Great, motivating things to think about.  "It is best to start early, but it's never too late."  (Phew.  I'm not too late. :)  I guess it can never be too early to start building a solid foundation for my kids.  It empowers me to read their thoughts.  Can't wait for the next few chapters.  

Sunday, January 15, 2012

Broken things to Mend

"Can I borrow your shoes?"  I ask the husband.

"All I have are my flip flops." He says.

"It's better than running in my heels," I say.

I hop out of our broken down car and start jogging toward our apartment building.  The click-clack echo of my over sized flip flops is embarrassing.  I hope no one really pays attention to me.  But, I know that's unlikely--seeing that I'm running as fast as I possibly can, shoving my Sunday skirt back down, fighting the winter breeze's cruel game of "peek a boo."

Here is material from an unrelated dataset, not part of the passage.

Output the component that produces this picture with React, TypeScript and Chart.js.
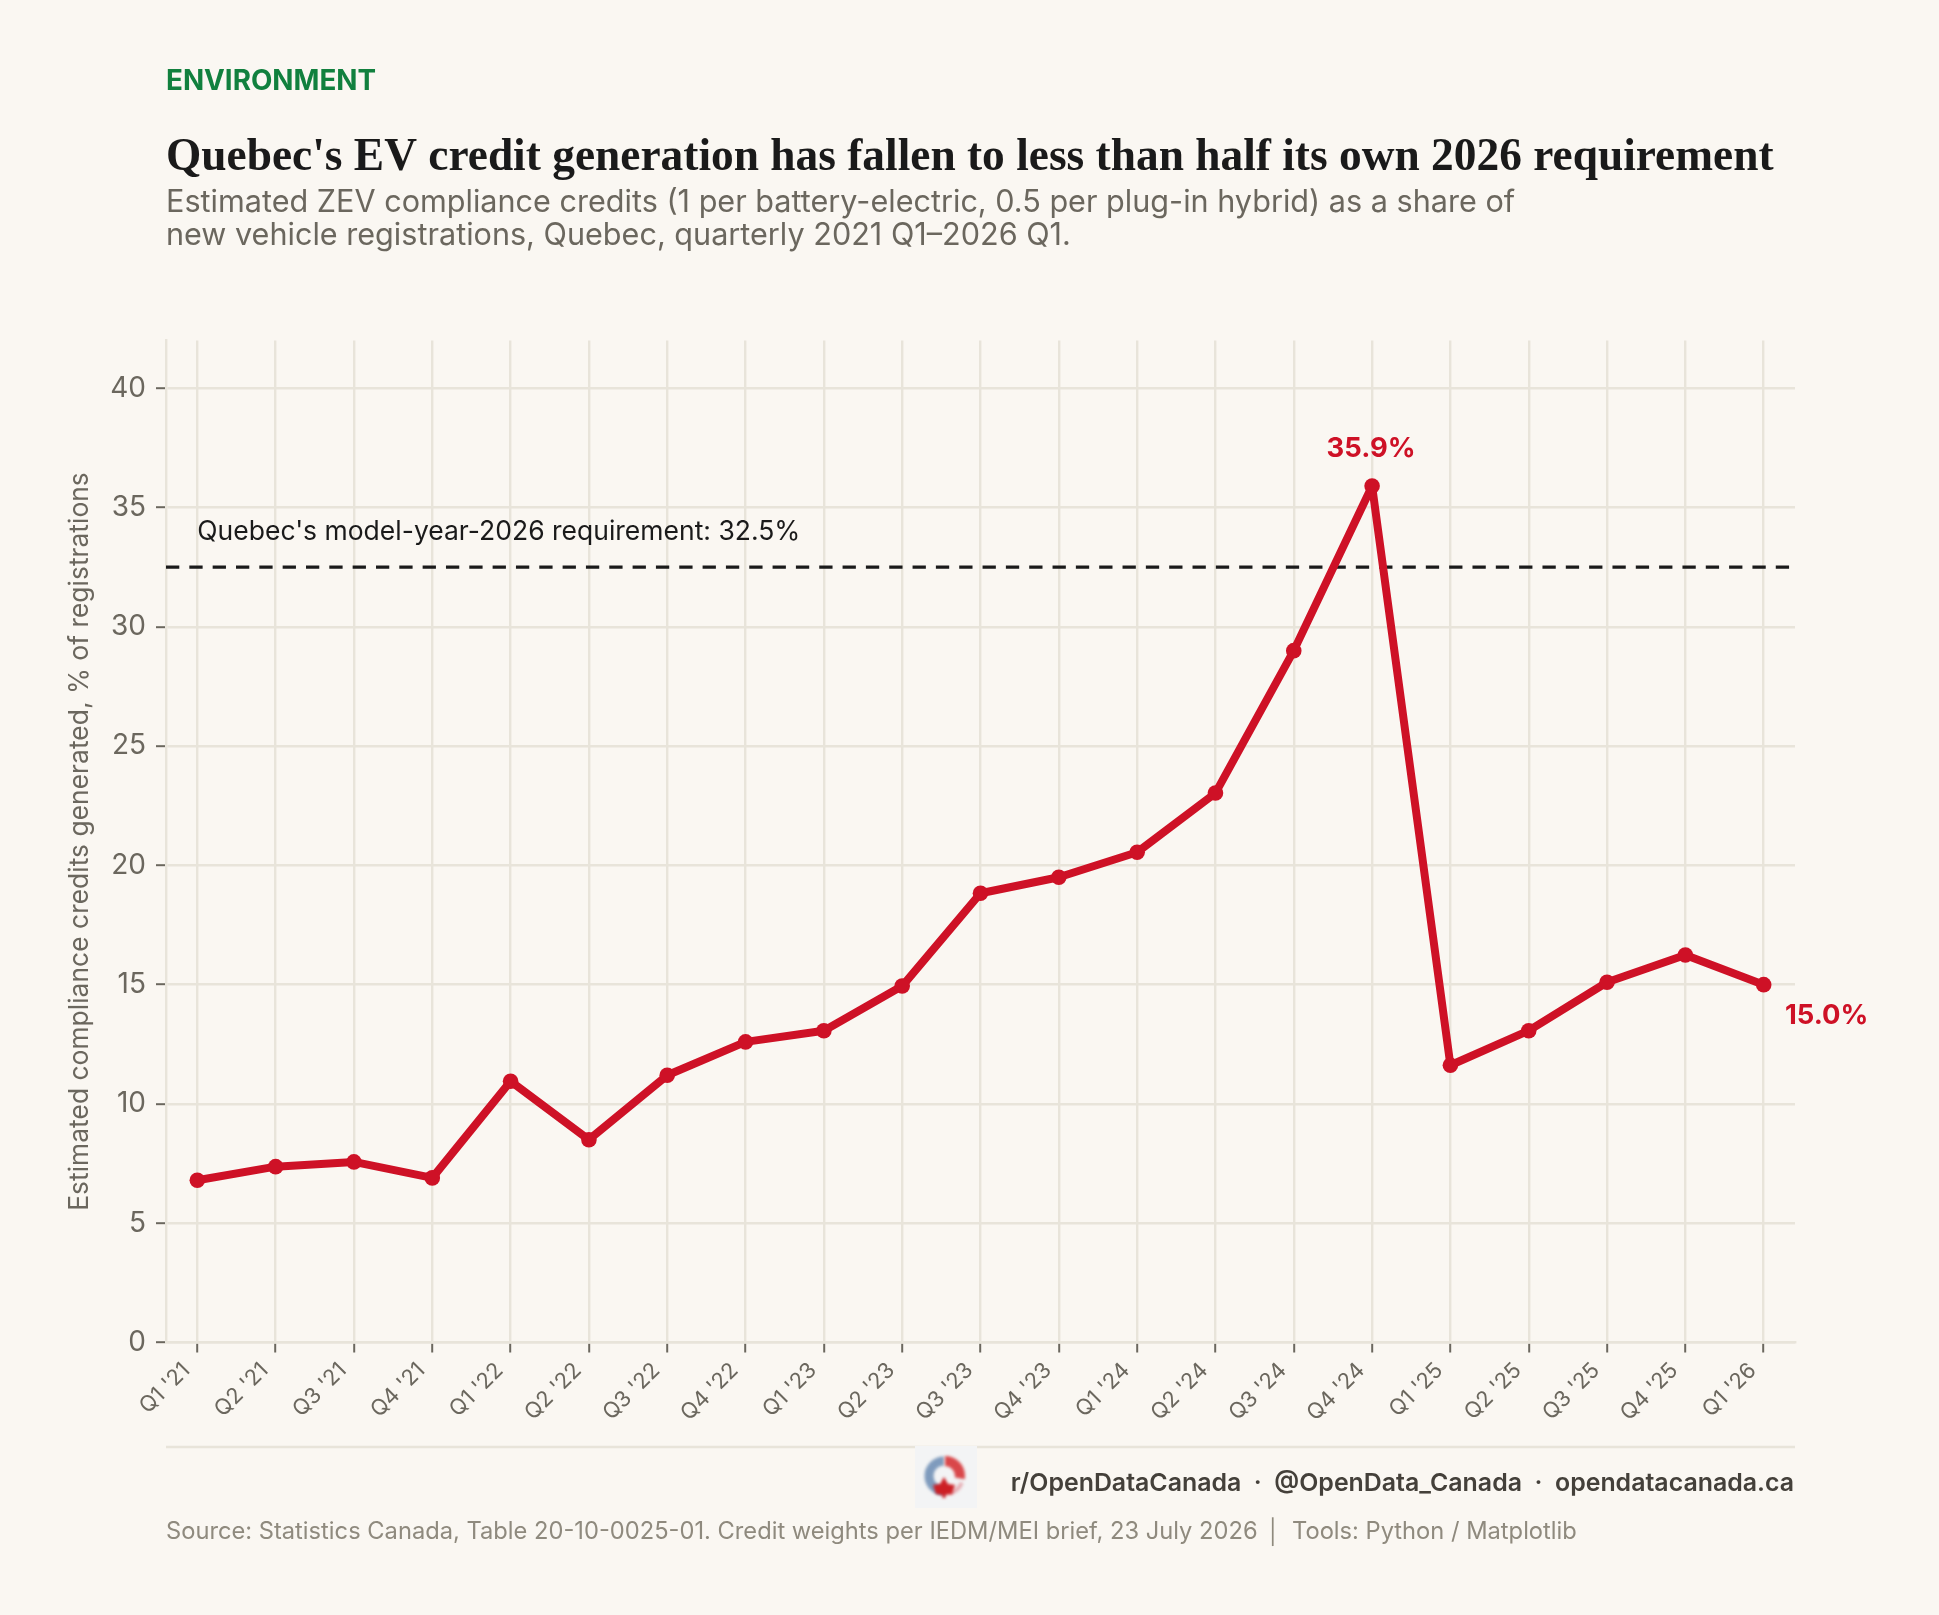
import React, { useEffect, useRef } from "react";
import { Chart, registerables } from "chart.js";

Chart.register(...registerables);

const quarters = ["Q1 '21","Q2 '21","Q3 '21","Q4 '21","Q1 '22","Q2 '22","Q3 '22","Q4 '22","Q1 '23","Q2 '23","Q3 '23","Q4 '23","Q1 '24","Q2 '24","Q3 '24","Q4 '24","Q1 '25","Q2 '25","Q3 '25","Q4 '25","Q1 '26"];
const creditShare = [6.8,7.37,7.57,6.9,10.95,8.5,11.2,12.6,13.07,14.94,18.83,19.5,20.55,23.03,29.0,35.9,11.62,13.07,15.1,16.24,15.0];
const yTickValues = [0,5,10,15,20,25,30,35,40];
const requirement = 32.5;
const requirementLabel = "Quebec's model-year-2026 requirement: 32.5%";
const yAxisTitle = "Estimated compliance credits generated, % of registrations";
const kicker = "ENVIRONMENT";
const title = "Quebec's EV credit generation has fallen to less than half its own 2026 requirement";
const subtitleLines = ["Estimated ZEV compliance credits (1 per battery-electric, 0.5 per plug-in hybrid) as a share of","new vehicle registrations, Quebec, quarterly 2021 Q1\u20132026 Q1."];
const socials = "r/OpenDataCanada  \u00b7  @OpenData_Canada  \u00b7  opendatacanada.ca";
const sourceText = "Source: Statistics Canada, Table 20-10-0025-01. Credit weights per IEDM/MEI brief, 23 July 2026";
const sourceSeparator = "\u2502";
const toolsText = "Tools: Python / Matplotlib";

const BG = "#FAF7F2";
const GRID = "#E8E4DA";
const RED = "#CE1126";
const INK = "#1A1A1A";
const MUTED = "#6B675E";

function drawLogo(ctx: CanvasRenderingContext2D) {
  ctx.save();
  ctx.fillStyle = "#F3F4F5";
  ctx.fillRect(915, 1446, 62, 62);
  ctx.filter = "blur(1.6px)";
  const cx = 944, cy = 1476, r = 15;
  ctx.lineWidth = 9;
  ctx.strokeStyle = "#7F9BBD";
  ctx.beginPath(); ctx.arc(cx, cy, r, Math.PI * 0.5, Math.PI * 1.5); ctx.stroke();
  ctx.strokeStyle = "#D9474A";
  ctx.lineWidth = 10;
  ctx.beginPath(); ctx.arc(cx + 1, cy, r, -Math.PI * 0.5, Math.PI * 0.05); ctx.stroke();
  ctx.strokeStyle = "#E6AEB4";
  ctx.lineWidth = 4;
  ctx.beginPath(); ctx.arc(cx + 1, cy, r + 3, Math.PI * 0.12, Math.PI * 0.42); ctx.stroke();
  ctx.fillStyle = "#CC1F24";
  const ly = cy + 1;
  ctx.beginPath();
  ctx.moveTo(cx, ly); ctx.lineTo(cx + 4, ly + 7); ctx.lineTo(cx + 11, ly + 8); ctx.lineTo(cx + 8, ly + 17);
  ctx.lineTo(cx + 1.5, ly + 18); ctx.lineTo(cx + 1.5, ly + 21); ctx.lineTo(cx - 1.5, ly + 21); ctx.lineTo(cx - 1.5, ly + 18);
  ctx.lineTo(cx - 8, ly + 17); ctx.lineTo(cx - 11, ly + 8); ctx.lineTo(cx - 4, ly + 7);
  ctx.closePath(); ctx.fill();
  ctx.restore();
}

function text(ctx: CanvasRenderingContext2D, s: string, x: number, y: number, font: string, color: string, align: CanvasTextAlign = "left") {
  ctx.font = font;
  ctx.fillStyle = color;
  ctx.textAlign = align;
  ctx.textBaseline = "alphabetic";
  ctx.fillText(s, x, y);
}

const pagePlugin = {
  id: "pageText",
  beforeDraw(chart: any) {
    const ctx = chart.ctx;
    ctx.save();
    ctx.fillStyle = BG;
    ctx.fillRect(0, 0, chart.width, chart.height);
    ctx.restore();
  },
  afterDraw(chart: any) {
    const ctx = chart.ctx;
    const { x } = chart.scales;
    ctx.save();
    text(ctx, kicker, 166, 90, "700 27.8px Inter", "#11803E");
    text(ctx, title, 166, 170, "700 45.4px 'Liberation Serif'", INK);
    text(ctx, subtitleLines[0], 166, 212, "400 30.6px Inter", MUTED);
    text(ctx, subtitleLines[1], 166, 245, "400 30.6px Inter", MUTED);
    text(ctx, requirementLabel, x.getPixelForValue(0), 540, "400 26.5px Inter", INK);
    text(ctx, creditShare[15].toFixed(1) + "%", x.getPixelForValue(15) - 1, 457, "700 27.4px Inter", RED, "center");
    text(ctx, creditShare[20].toFixed(1) + "%", 1785, 1024, "700 27.4px Inter", RED);
    ctx.strokeStyle = GRID;
    ctx.lineWidth = 2.4;
    ctx.beginPath(); ctx.moveTo(166, 1447); ctx.lineTo(1795, 1447); ctx.stroke();
    drawLogo(ctx);
    text(ctx, socials, 1794, 1491, "600 24.9px Inter", "#44403A", "right");
    text(ctx, sourceText, 166, 1538.5, "400 23.7px Inter", "#8F8A7E");
    text(ctx, sourceSeparator, 1273, 1538.5, "400 23.7px Inter", "#8F8A7E", "center");
    text(ctx, toolsText, 1292, 1538.5, "400 23.7px Inter", "#8F8A7E");
    ctx.restore();
  },
};

export default function App() {
  const ref = useRef<HTMLCanvasElement>(null);
  useEffect(() => {
    const chart = new Chart(ref.current!, {
      type: "line",
      data: {
        datasets: [
          {
            data: creditShare.map((v, i) => ({ x: i, y: v })),
            borderColor: RED,
            backgroundColor: RED,
            borderWidth: 8,
            borderJoinStyle: "round",
            pointRadius: 7.8,
            pointBackgroundColor: RED,
            pointBorderWidth: 0,
            tension: 0,
            order: 1,
          },
          {
            data: [{ x: -0.4, y: requirement }, { x: 20.4, y: requirement }],
            borderColor: INK,
            borderWidth: 3.2,
            borderDash: [13.3, 10.03],
            pointRadius: 0,
            tension: 0,
            order: 2,
          },
        ],
      },
      options: {
        responsive: false,
        animation: false,
        devicePixelRatio: 1,
        layout: { padding: { left: 60, right: 144, top: 340.5, bottom: 152.5 } },
        plugins: { legend: { display: false }, tooltip: { enabled: false }, title: { display: false } },
        scales: {
          x: {
            type: "linear",
            min: -0.4,
            max: 20.4,
            afterBuildTicks(s: any) { s.ticks = quarters.map((_, i) => ({ value: i })); },
            afterFit(s: any) { s.height = 120; },
            border: { display: true, color: GRID, width: 2.4 },
            grid: { color: GRID, lineWidth: 2.4, tickColor: MUTED, tickLength: 10, tickWidth: 2 },
            ticks: {
              autoSkip: false,
              maxRotation: 45,
              minRotation: 45,
              padding: 5,
              labelOffset: -11,
              color: MUTED,
              font: { family: "Inter", size: 22 },
              callback: (v: any) => quarters[v],
            },
          },
          y: {
            type: "linear",
            min: 0,
            max: 42,
            afterBuildTicks(s: any) { s.ticks = yTickValues.map((value) => ({ value })); },
            afterFit(s: any) { s.width = 106; },
            border: { display: true, color: GRID, width: 2.4 },
            grid: { color: GRID, lineWidth: 2.4, tickColor: MUTED, tickLength: 10, tickWidth: 2 },
            title: { display: true, text: yAxisTitle, color: MUTED, font: { family: "Inter", size: 26.45 }, padding: { top: 4.5, bottom: 0 } },
            ticks: { padding: 10, color: MUTED, font: { family: "Inter", size: 28 }, callback: (v: any) => String(v) },
          },
        },
      },
      plugins: [pagePlugin],
    } as any);
    return () => chart.destroy();
  }, []);
  return (
    <div style={{ position: "fixed", inset: 0, background: BG }}>
      <canvas ref={ref} width={1939} height={1615} style={{ display: "block", width: 1939, height: 1615 }} />
    </div>
  );
}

I hope I can find someone to tow my broken car the rest of the way up the hill to our parking lot.  I hope the husband's broken car will make it to the boys and back without blowing out the other shock's hashed fix-it job done in Texas.  I hope my key will let me into the building.  I hope Jdog won't be too flustered by this sudden frantic burst to go back to sleep.  He can't endure another sleepless night.

My key card opens the door.  I go strait up the stairs to my sweet friend and supervisor, Darleen's apartment.  It doesn't look like the lights are on.  I feel guilty even before I knock on the door.  But, I think about my stranded boys and I tap my knuckles to the wood.  Her dogs bark.  "SSShhhh" she says.  I want to apologize before she even opens up.  I take a deep breath.

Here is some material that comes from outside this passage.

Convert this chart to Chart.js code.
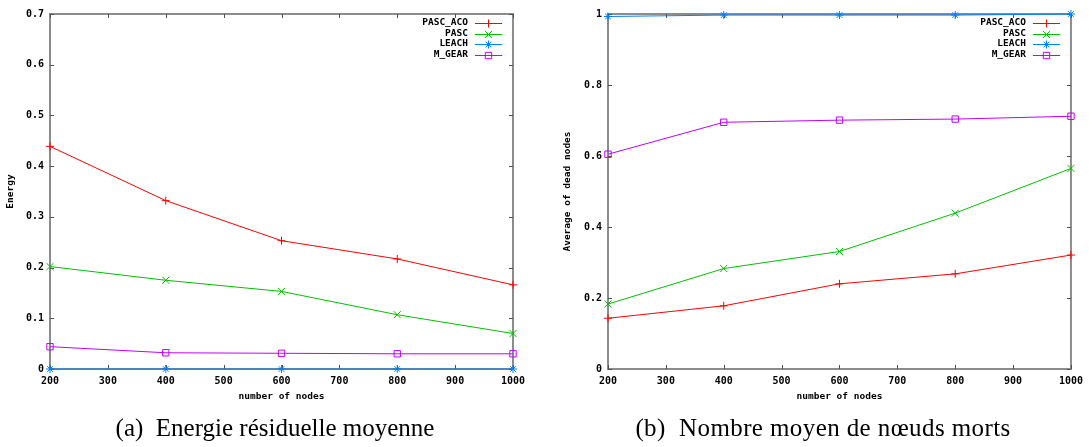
<!DOCTYPE html>
<html>
<head>
<meta charset="utf-8">
<script src="https://cdn.jsdelivr.net/npm/chart.js@4/dist/chart.umd.min.js"></script>
<style>
  html, body { margin:0; padding:0; background:#fff; }
  body { width:1089px; height:447px; position:relative; overflow:hidden; }
  canvas { position:absolute; top:0; }
  #cA { left:0; }
  #cB { left:545px; }
  .cap { position:absolute; font-family:"Liberation Serif","DejaVu Serif",serif; font-size:25px; color:#000; white-space:nowrap; transform:translateX(-50%); }
</style>
</head>
<body>
<canvas id="cA" width="545" height="447"></canvas>
<canvas id="cB" width="544" height="447"></canvas>
<div class="cap" id="capA" style="left:275px; top:414px;">(a)&nbsp; Energie résiduelle moyenne</div>
<div class="cap" id="capB" style="left:823px; top:414px; letter-spacing:0.4px;">(b)&nbsp; Nombre moyen de nœuds morts</div>
<script>
// ---- data ----
const xNodes = [200, 400, 600, 800, 1000];
const seriesNames = ['PASC_ACO', 'PASC', 'LEACH', 'M_GEAR'];

const energyPascAco = [0.439, 0.332, 0.253, 0.217, 0.166];
const energyPasc    = [0.202, 0.175, 0.153, 0.107, 0.070];
const energyLeach   = [0, 0, 0, 0, 0];
const energyMGear   = [0.044, 0.032, 0.031, 0.030, 0.030];

const deadPascAco = [0.143, 0.178, 0.240, 0.268, 0.321];
const deadPasc    = [0.183, 0.283, 0.331, 0.439, 0.565];
const deadLeach   = [0.993, 0.997, 0.997, 0.997, 1.0];
const deadMGear   = [0.605, 0.695, 0.701, 0.704, 0.712];

const xTickLabels      = ['200','300','400','500','600','700','800','900','1000'];
const energyTickLabels = ['0','0.1','0.2','0.3','0.4','0.5','0.6','0.7'];
const deadTickLabels   = ['0','0.2','0.4','0.6','0.8','1'];

// ---- styles ----
const colors = ['#ff0000', '#00c000', '#0080ff', '#c000ff'];
const styles = ['cross', 'crossRot', 'star', 'rect'];
const radii  = [4, 5, 4, 4.5];
const monoLegend = 'bold 9.5px "DejaVu Sans Mono", "Liberation Mono", monospace';

function makeDatasets(arrs) {
  return arrs.map((vals, i) => ({
    label: seriesNames[i],
    data: xNodes.map((x, k) => ({ x: x, y: vals[k] })),
    borderColor: colors[i],
    backgroundColor: 'transparent',
    borderWidth: 1,
    pointStyle: styles[i],
    pointRadius: radii[i],
    pointBorderColor: colors[i],
    pointBackgroundColor: 'transparent',
    pointBorderWidth: 1,
    tension: 0,
    clip: false
  }));
}

function drawMarker(ctx, style, r, x, y, color) {
  ctx.save();
  ctx.strokeStyle = color;
  ctx.fillStyle = 'rgba(0,0,0,0)';
  ctx.lineWidth = 1;
  if (Chart.helpers && Chart.helpers.drawPoint) {
    Chart.helpers.drawPoint(ctx, { pointStyle: style, radius: r, borderWidth: 1, rotation: 0 }, x, y);
  }
  ctx.restore();
}

function framePlugin(yTitle, yTitleX) {
  return {
    id: 'frame',
    beforeDatasetsDraw(chart) {
      const ctx = chart.ctx, a = chart.chartArea;
      const xs = chart.scales.x, ys = chart.scales.y;
      ctx.save();
      ctx.strokeStyle = '#8c8c8c';
      ctx.lineWidth = 2;
      ctx.strokeRect(a.left, a.top, a.right - a.left, a.bottom - a.top);
      ctx.strokeStyle = '#505050';
      ctx.lineWidth = 1;
      ctx.beginPath();
      xs.ticks.forEach(t => {
        const px = Math.round(xs.getPixelForValue(t.value)) + 0.5;
        ctx.moveTo(px, a.bottom); ctx.lineTo(px, a.bottom - 4);
        ctx.moveTo(px, a.top); ctx.lineTo(px, a.top + 4);
      });
      ys.ticks.forEach(t => {
        const py = Math.round(ys.getPixelForValue(t.value)) + 0.5;
        ctx.moveTo(a.left, py); ctx.lineTo(a.left + 4, py);
        ctx.moveTo(a.right, py); ctx.lineTo(a.right - 4, py);
      });
      ctx.stroke();
      // axis titles
      ctx.fillStyle = '#000';
      ctx.font = monoLegend;
      ctx.textAlign = 'center';
      ctx.textBaseline = 'middle';
      ctx.fillText('number of nodes', (a.left + a.right) / 2, a.bottom + 28);
      ctx.save();
      ctx.translate(yTitleX, (a.top + a.bottom) / 2);
      ctx.rotate(-Math.PI / 2);
      ctx.fillText(yTitle, 0, 0);
      ctx.restore();
      ctx.restore();
    },
    afterDatasetsDraw(chart) {
      const ctx = chart.ctx, a = chart.chartArea;
      ctx.save();
      ctx.font = monoLegend;
      ctx.textAlign = 'right';
      ctx.textBaseline = 'middle';
      chart.data.datasets.forEach((ds, i) => {
        const y = a.top + 9 + i * 10.5;
        ctx.fillStyle = '#000';
        ctx.fillText(ds.label, a.right - 45, y);
        ctx.strokeStyle = colors[i];
        ctx.lineWidth = 1;
        ctx.beginPath();
        ctx.moveTo(a.right - 38, Math.round(y) + 0.5);
        ctx.lineTo(a.right - 11, Math.round(y) + 0.5);
        ctx.stroke();
        drawMarker(ctx, styles[i], radii[i], a.right - 24.5, Math.round(y) + 0.5, colors[i]);
      });
      ctx.restore();
    }
  };
}

function makeChart(id, arrs, yMax, yStep, yLabels, yTitle, yTitleX, leftW, rightPad) {
  const canvas = document.getElementById(id);
  return new Chart(canvas, {
    type: 'line',
    data: { datasets: makeDatasets(arrs) },
    options: {
      responsive: false,
      animation: false,
      devicePixelRatio: 1,
      layout: { autoPadding: false, padding: { top: 14, right: rightPad, bottom: 0, left: 0 } },
      plugins: { legend: { display: false }, tooltip: { enabled: false } },
      scales: {
        x: {
          type: 'linear', min: 200, max: 1000,
          afterFit(s) { s.height = 447 - 369; },
          grid: { display: false, drawTicks: false, tickLength: 0 },
          border: { display: false },
          ticks: {
            stepSize: 100, padding: 6, color: '#000', maxRotation: 0, autoSkip: false,
            font: { family: '"DejaVu Sans Mono"', size: 10, weight: 'bold' },
            callback: (v, i) => xTickLabels[i]
          }
        },
        y: {
          type: 'linear', min: 0, max: yMax,
          afterFit(s) { s.width = leftW; },
          grid: { display: false, drawTicks: false, tickLength: 0 },
          border: { display: false },
          ticks: {
            stepSize: yStep, padding: 6, color: '#000', autoSkip: false,
            font: { family: '"DejaVu Sans Mono"', size: 10, weight: 'bold' },
            callback: (v, i) => yLabels[i]
          }
        }
      }
    },
    plugins: [framePlugin(yTitle, yTitleX)]
  });
}

makeChart('cA', [energyPascAco, energyPasc, energyLeach, energyMGear],
  0.7, 0.1, energyTickLabels, 'Energy', 11, 50, 545 - 513);
makeChart('cB', [deadPascAco, deadPasc, deadLeach, deadMGear],
  1, 0.2, deadTickLabels, 'Average of dead nodes', 23, 63, 544 - (1071 - 545));
</script>
</body>
</html>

The door swings open.  Her sweet face greets me.  I try to smile as I explain, "So sorry to bother you so late, but...can your husband's truck tow our car up the hill?"  Her kind eyes widen.  I tell her the rest of our sudden, tragic mishap and my eyes tear up.  "Not a problem." She says.  "Don't apologize," she repeats.  I say sorry again, but thank her for her kindness.

I race down the stairs to my apartment, trying to wipe the tears from my face.  I wonder how much it will be to fix the darn machines.  Then I pause.  Whatever it cost, it's not as much as it could have been.  We were protected.  Our car could have stopped in the middle of the construction zone on the freeway.  It could have stopped somewhere in the city running errands while the husband was gone.  It could have stopped in the middle of a busy intersection tomorrow on my outing with the boys.  I could have.

But, it didn't.  It stopped two blocks from our home, where my angel neighbors were able to pull it the rest of the way to the parking lot.  It could have been all sorts of bad.  But, it wasn't.  Even if it had been bad, it wouldn't change how grateful I am that God is aware of my little family.